* _Brief_:
Starting at the top of the listing, extract every line up to and including the one with "import plotly.graph_objects as go". Pictures stay out of the copy.

* _Dataset excerpt_:
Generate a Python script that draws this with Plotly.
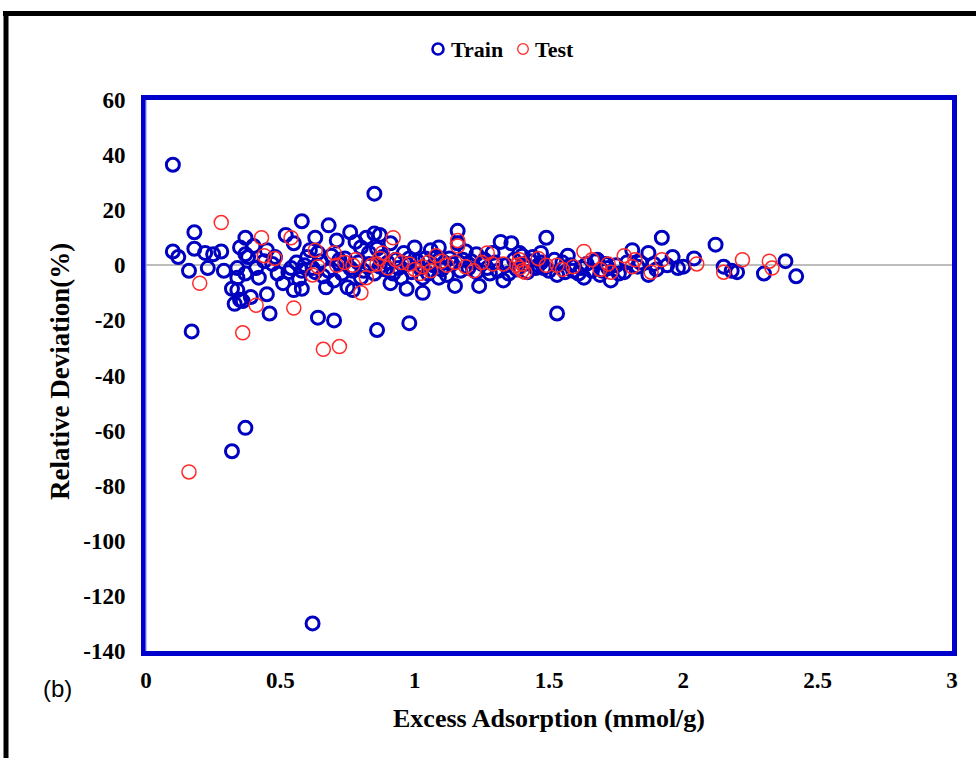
import plotly.graph_objects as go

# Relative deviation of the model vs. excess adsorption, training set
train_x = [
    0.10, 0.85, 0.58, 0.18, 1.16, 0.17, 0.32, 0.37, 0.62, 0.86, 0.98, 0.64, 0.70, 1.53, 0.46, 0.45,
    0.10, 0.12, 0.18, 0.16, 0.22, 0.25, 0.28, 0.23, 0.29, 0.35, 0.37, 0.37, 0.34, 0.34, 0.32, 0.34,
    0.35, 0.39, 0.38, 0.41, 0.42, 0.37, 0.40, 0.45, 0.48, 0.52, 0.55, 0.51, 0.55, 0.58, 0.56, 0.58,
    0.53, 0.63, 0.68, 0.64, 0.68, 0.67, 0.71, 0.72, 0.33, 0.36,
    0.76, 0.78, 0.82, 0.85, 0.87, 0.80, 0.83, 0.75, 0.77, 0.72, 0.77, 0.87, 0.91, 0.97, 1.03, 0.96,
    1.00, 1.06, 1.09, 1.16, 1.13, 1.09, 1.15, 1.24, 1.33, 1.32, 1.36, 1.29, 1.40, 1.25, 1.03, 0.95, 0.80,
    0.60, 0.62, 0.65, 0.66, 0.69, 0.73, 0.74, 0.76, 0.79, 0.81, 0.83, 0.85, 0.88, 0.89, 0.90, 0.92,
    0.93, 0.94, 0.97, 0.99, 1.01, 1.02, 1.04, 1.05, 1.07, 1.08, 1.10, 1.11, 1.12, 1.14, 1.17, 1.18,
    1.20, 1.21, 1.23, 1.26, 1.27, 1.28, 1.30, 1.31, 1.34, 1.35, 1.37, 1.38, 1.41, 1.42, 1.43, 1.45,
    1.44, 0.57, 0.61, 0.70, 0.86, 0.91, 0.98, 1.19, 1.23, 1.39, 1.47, 0.49, 0.47, 0.44, 0.54, 0.59, 0.63,
    1.49, 1.47, 1.46, 1.52, 1.53, 1.59, 1.63, 1.68, 1.73, 1.75, 1.81, 1.87, 1.92, 1.94, 1.87, 1.98,
    2.04, 2.12, 2.15, 1.64, 1.70, 2.00, 1.56, 1.61, 1.66, 1.69, 1.72, 1.76, 1.79, 1.50, 1.55, 1.58,
    1.84, 1.90, 1.96, 2.18, 2.20, 2.30, 2.38, 2.42, 1.48, 1.62, 1.67, 1.71, 1.78, 1.83, 1.89, 1.57,
]
train_y = [
    36.5, 26.0, 16.0, 12.0, 12.5, -24.0, -67.5, -59.0, -130.0, -23.5, -21.0, -19.0, -20.0, -17.5, -17.5, -10.5,
    5.0, 3.0, 6.0, -2.0, 4.5, 4.0, 5.0, -1.0, -2.0, 6.5, 10.0, 4.0, -1.0, -4.5, -8.5, -9.0,
    -12.5, -11.5, 3.0, -1.0, -4.5, -3.0, 7.0, 5.5, 3.0, 11.0, 8.0, -6.5, -9.0, -8.5, 1.0, -2.0,
    -2.5, 10.0, 14.5, 4.5, -2.0, -8.0, 9.0, 2.0, -14.0, -13.0,
    12.0, 8.5, 10.0, 11.5, 11.0, 6.5, 4.5, -8.0, -9.0, 0.5, -2.0, -0.5, -6.5, -8.5, -10.0, 4.5,
    6.5, 5.5, 6.5, 8.0, 2.5, -4.5, -7.5, -7.5, -5.5, 8.5, 8.0, 4.5, 3.5, 0.5, -4.5, -4.5, -4.5,
    3.0, -1.0, 1.5, -4.0, 3.5, -3.0, 2.5, -1.0, 1.0, -2.0, 0.5, -3.0, 3.0, -1.5, 1.0, -3.0,
    2.0, -1.0, 0.5, -2.5, 1.5, -1.0, 2.5, -3.0, 0.0, 3.0, -1.5, 1.0, -3.5, 0.5, -2.0, 2.0,
    -1.0, 1.5, -2.5, 2.0, -1.0, -3.0, 1.0, -2.0, 0.0, -3.0, 2.0, -1.5, 0.5, -2.5, 1.5, -1.0,
    3.0, -5.0, 5.5, -5.5, 6.0, 8.0, 2.5, 5.0, 4.0, 4.5, 1.0, -3.0, 0.5, 1.5, -1.0, 0.0, -2.5,
    10.0, 4.5, 0.0, 2.0, -3.5, -2.0, -4.5, 2.0, -5.5, 0.0, 5.5, 4.5, 10.0, 0.0, -3.5, -1.0,
    2.5, 7.5, -0.5, 0.5, -2.0, -0.5, -2.5, -3.0, -2.0, -3.5, -1.0, -3.0, 1.0, -2.0, 1.0, 0.0,
    1.0, -1.5, 3.0, -2.0, -2.5, -3.0, 1.5, -4.0, -1.0, -1.0, 1.5, 0.5, -2.5, -0.5, 0.5, 3.5,
]

# Test set
test_x = [
    0.16, 0.28, 0.36, 0.66, 0.72, 0.20, 0.41, 0.55, 0.80, 0.43, 0.44, 0.48, 0.54, 0.63, 0.64, 0.62,
    0.70, 0.71, 0.74, 0.77, 0.84, 0.87, 0.88, 0.92, 0.95, 0.98, 1.03, 1.05, 1.08, 1.12, 1.16, 1.15,
    1.19, 1.22, 1.27, 1.29, 1.38, 1.40, 1.39, 1.46, 0.82, 1.02, 1.06, 0.90, 0.93, 1.00, 1.10, 1.25,
    1.33, 1.39, 1.40, 1.41, 1.16, 0.86, 0.78, 1.53, 1.59, 1.63, 1.66, 1.72, 1.73, 1.78, 1.81, 1.88,
    1.92, 2.05, 2.15, 2.22, 2.32, 2.33, 1.82, 1.69, 1.55, 1.49,
]
test_y = [
    -75.0, 15.5, -24.5, -30.5, -29.5, -6.5, -14.5, -15.5, -10.0, 10.0, 3.5, 2.5, 10.0, 5.5, -0.5, -3.5,
    4.5, 0.0, 1.0, 0.0, 0.0, 2.5, 4.5, 10.0, 1.0, 0.5, -0.5, 1.0, 3.5, 0.0, 9.0, 1.0,
    -0.5, -2.0, 4.5, 0.5, 0.0, -2.0, 2.0, 2.5, -4.5, -3.0, -2.0, -1.0, 2.0, -1.5, 1.5, 1.0,
    0.5, -1.0, 0.5, -2.5, 7.0, 0.5, 2.0, 0.0, -0.5, 5.0, 2.0, 0.5, -2.5, 3.5, -0.5, -2.5,
    2.0, 0.5, -2.5, 2.0, 1.5, -1.0, 2.0, -1.5, -1.5, 0.0,
]

# Axis ticks
x_ticks = [0, 0.5, 1, 1.5, 2, 2.5, 3]
x_ticktext = ["0", "0.5", "1", "1.5", "2", "2.5", "3"]
y_ticks = [60, 40, 20, 0, -20, -40, -60, -80, -100, -120, -140]
y_ticktext = ["60", "40", "20", "0", "-20", "-40", "-60", "-80", "-100", "-120", "-140"]

BLUE = "#0000C0"
RED = "#FF2A2A"
FRAME = "#0000CC"
SERIF = "Liberation Serif"

W, H = 976, 758
ML, MR, MT, MB = 146, 24, 100, 107
PW, PH = W - ML - MR, H - MT - MB


def px_x(p):
    return (p - ML) / PW


def px_y(p):
    return (H - MB - p) / PH


fig = go.Figure()

fig.add_trace(go.Scatter(
    x=train_x, y=train_y, mode="markers", name="Train", showlegend=False,
    marker=dict(symbol="circle-open", size=13, color=BLUE, line=dict(width=3, color=BLUE)),
))
fig.add_trace(go.Scatter(
    x=test_x, y=test_y, mode="markers", name="Test", showlegend=False,
    marker=dict(symbol="circle-open", size=14, color=RED, line=dict(width=1.5, color=RED)),
))

axis_common = dict(
    showgrid=False, mirror=True, showline=True, linecolor=FRAME, linewidth=5,
    ticks="", tickfont=dict(family=SERIF, size=23, color="black", weight="bold"),
)

fig.update_xaxes(range=[0, 3], tickvals=x_ticks, ticktext=x_ticktext,
                 zeroline=False, ticklabelstandoff=4, **axis_common)
fig.update_yaxes(range=[-140, 60], tickvals=y_ticks, ticktext=y_ticktext,
                 zeroline=True, zerolinecolor="#BDBDBD", zerolinewidth=2,
                 ticklabelstandoff=11, **axis_common)

# legend glyphs drawn as small open circles next to the labels
legend_y = 49


def legend_circle(cx, r, color, width):
    return dict(type="circle", xref="paper", yref="paper",
                x0=px_x(cx - r), x1=px_x(cx + r),
                y0=px_y(legend_y + r), y1=px_y(legend_y - r),
                line=dict(color=color, width=width))


shapes = [
    # outer black frame (top and left edges)
    dict(type="line", xref="paper", yref="paper", x0=px_x(3), x1=px_x(990),
         y0=px_y(13.5), y1=px_y(13.5), line=dict(color="black", width=5)),
    dict(type="line", xref="paper", yref="paper", x0=px_x(6), x1=px_x(6),
         y0=px_y(11), y1=px_y(770), line=dict(color="black", width=5)),
    # light inner stroke of the plot frame
    dict(type="line", xref="paper", yref="paper", x0=px_x(146), x1=px_x(146),
         y0=0, y1=1, line=dict(color="#9A9AF0", width=1.2)),
    legend_circle(438, 5.5, BLUE, 2.6),
    legend_circle(523, 5.3, RED, 1.3),
]

annotations = [
    dict(text="Train", xref="paper", yref="paper", x=px_x(449), y=px_y(legend_y),
         showarrow=False, xanchor="left", yanchor="middle",
         font=dict(family=SERIF, size=22, color="black", weight="bold")),
    dict(text="Test", xref="paper", yref="paper", x=px_x(533), y=px_y(legend_y),
         showarrow=False, xanchor="left", yanchor="middle",
         font=dict(family=SERIF, size=22, color="black", weight="bold")),
    dict(text="Excess Adsorption (mmol/g)", xref="paper", yref="paper",
         x=px_x(549), y=px_y(718), showarrow=False, xanchor="center", yanchor="middle",
         font=dict(family=SERIF, size=26, color="black", weight="bold")),
    dict(text="Relative Deviation(%)", xref="paper", yref="paper", textangle=-90,
         x=px_x(60), y=px_y(372), showarrow=False, xanchor="center", yanchor="middle",
         font=dict(family=SERIF, size=27, color="black", weight="bold")),
    dict(text="(b)", xref="paper", yref="paper",
         x=px_x(57), y=px_y(688), showarrow=False, xanchor="center", yanchor="middle",
         font=dict(family="Liberation Sans", size=24, color="black")),
]

fig.update_layout(
    width=W, height=H,
    margin=dict(l=ML, r=MR, t=MT, b=MB),
    paper_bgcolor="white", plot_bgcolor="white",
    showlegend=False,
    shapes=shapes,
    annotations=annotations,
)

fig.write_html("out.html")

* _Solution_:
Generate a Python script that draws this with Plotly.
import plotly.graph_objects as go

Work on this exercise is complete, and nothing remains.